22 January 2017 No Comment

Many teenagers dream of becoming entertainers amid the popularity of K-pop and K-dramas abroad. However, data shows that only a handful of them enjoy wealth while the rest struggle to make ends meet.

According to the National Tax Service, a total of 15,423 actors reported their income in 2015. Their average annual income was 68 million won.

However, there was a huge polarization between the top earners and the rest. The top 1 percent of the income bracket, totaling 154 people, reported an average 1.96 billion won annual income. This means the top 1 percent took 45.7 percent of the total income of all actors.

When it comes to the top 10 percent of the income bracket, the average annual income stood at 367 million won, or 86 percent of the total.

The remaining 90 percent of actors, however, earned 7 million won a year on average, or 580,000 won a month.

Similar income polarization was seen among singers as well.

The top 1 percent of singers, or 45 among the total 4,587 who reported their income to the tax agency, earned 3.1 billion won on average in 2015. That is equivalent to 45 percent of the total income earned by all singers.

Thanks to the popularity of K-pop in markets overseas, the country’s successful singers are enjoying unprecedented wealth and fame.

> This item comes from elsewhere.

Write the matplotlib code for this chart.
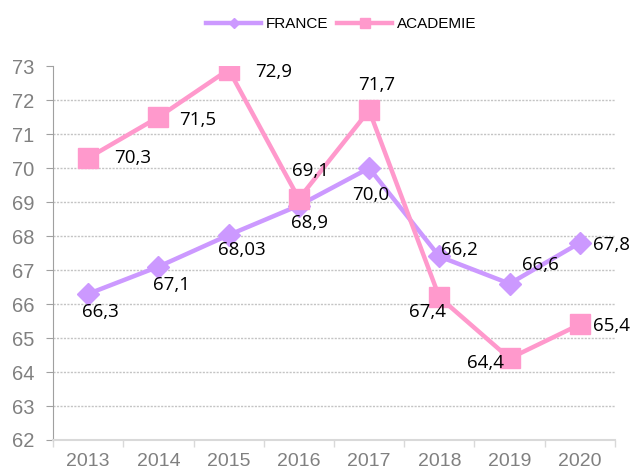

K-pop hitter Big Bang ranked 54th on Forbes’ World’s Highest-Paid Celebrities 2016 list, earning $ 44 million.

The top 10 percent of singers in terms of income made 604 million won each. The other 90 percent, meanwhile, made only 8 million won on average for the year. This means they made less than 700,000 won a month.

Athletes also saw income polarization.

Among 30,898 athletes who reported their income to the tax agency, the top 1 percent, totaling 308, filed an average 757 million won annual income. The bottom 90 percent, meanwhile, earned only 10 million won, each.

According to a survey by the education ministry and the Korea Research Institute for Vocational Education and Training, “athlete” was the second-most-wanted profession among elementary school kids. Singer ranked seventh. Among middle school students, athlete was the fourth-most-wanted job, while singers ranked ninth. Teacher was the most-wanted-job by both elementary and middle school students.